There is an obvious objection to this which in my experience people never fail to bring up. They don’t want to give up reason, so they dispute that the physically-caused nature of our thoughts means that we have no reason to think them true. They say that true beliefs and accurate reasoning are survival characteristics, so evolution has produced them in us: thus we can trust our reason. This takes a little force out of the argument. Though it’s a bit question-begging to assume that correct reasoning is a survival characteristic and favored by evolution, at least with that assumption a naturalist thesis can survive this form of the argument.

But there’s still something fishy going on here. Under Lewis’s supernaturalist thesis, Reason is a given -- it’s something which God bestows on us, and we begin by assuming that our reason is reliable. Under a naturalist thesis, however, it can’t be: but this objection tries to make it so.

Consider that a metaphysical theory has to provide an answer to the question: “Why should we believe our reason?” Validity of reason is so fundamental that there is no question of accepting a theory which can’t tell why we should believe it. Now note that the answer to the question need not be derived from outside the metaphysic. Indeed it cannot be, because you can’t offer a proof that reasoning is valid (for the very obvious reason that such a proof would need to use reasoning, whose validity is the problem in question!). But there must be an answer to the question.

Now, Lewis’s Christian supernaturalism gives this answer to the question: we believe that our reason can be accurate as a premise. Because it’s a supernaturalist system it can do this; obviously the correctness of reason isn’t a physical premise, but it might as well be a supernatural one. Then, once it’s taken as a starting point, we can talk more about its source (in God, in Lewis’s case). What answer can naturalism give?

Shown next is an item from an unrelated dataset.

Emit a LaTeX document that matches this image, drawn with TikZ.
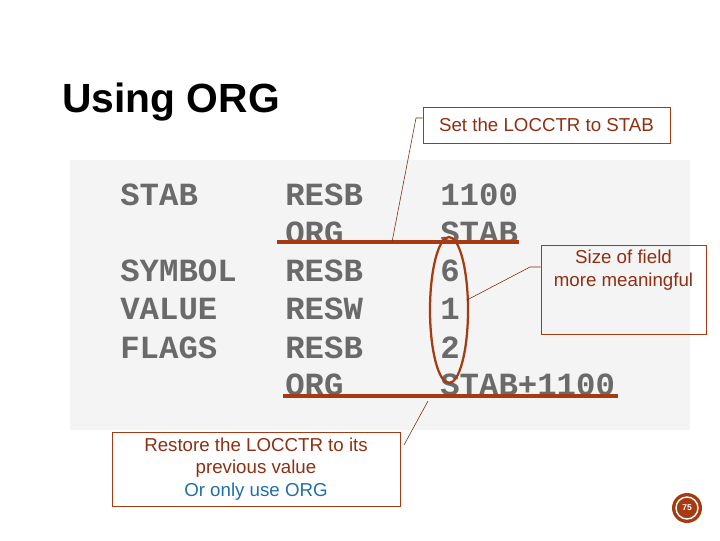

It can’t give any supernatural or mysterious source of reason, because we’re dealing with a naturalist thesis, which automatically precludes such things. So it can’t take the correctness of reason as a premise. Well, then, how will we be convinced to trust our reason, if its correctness is not a premise? By reasoning from premises, obviously... and we see the problem. We’re going to need to assume the correctness of reason – namely, the reasoning we use in our argument -- to show that reason is correct, and that is the one thing that a naturalist account cannot assume. It is stuck. There is no possible way out.

This may sound rather strange, that we’ve so thoroughly eliminated naturalism... without even considering its arguments. Isn’t there something funny going on here? Well, sort of. We’ve certainly not shown that naturalism is false. That’s not something you can do without appealing to certain supernaturalist intuitions (about, e.g., notions of self, soul, etc.), and of course the naturalist isn’t going to let us do that (how come is a topic for another time). Instead, what this shows is that we cannot rationally believe a naturalist metaphysic. Still a pretty strong statement. And (as every argument has premises) what were our premises? That our reason is reliable, and that our metaphysics should be able to tell us why we should believe our reason, given the metaphysical premises. I think that’s a pretty good criterion for rational belief in a metaphysical system.

Of course there are even more forms to the argument from reason than the ones I’ve mentioned here. (I mentioned that Lewis gives several, and the second form I have given here is one he does not give, but is my adaptation.) Still, I think this shows that there’s a lot more to the argument than its detractors give credit for. I’ll probably come back to the argument later.

But this is getting long already and I am tired, so I think I’ll stop here.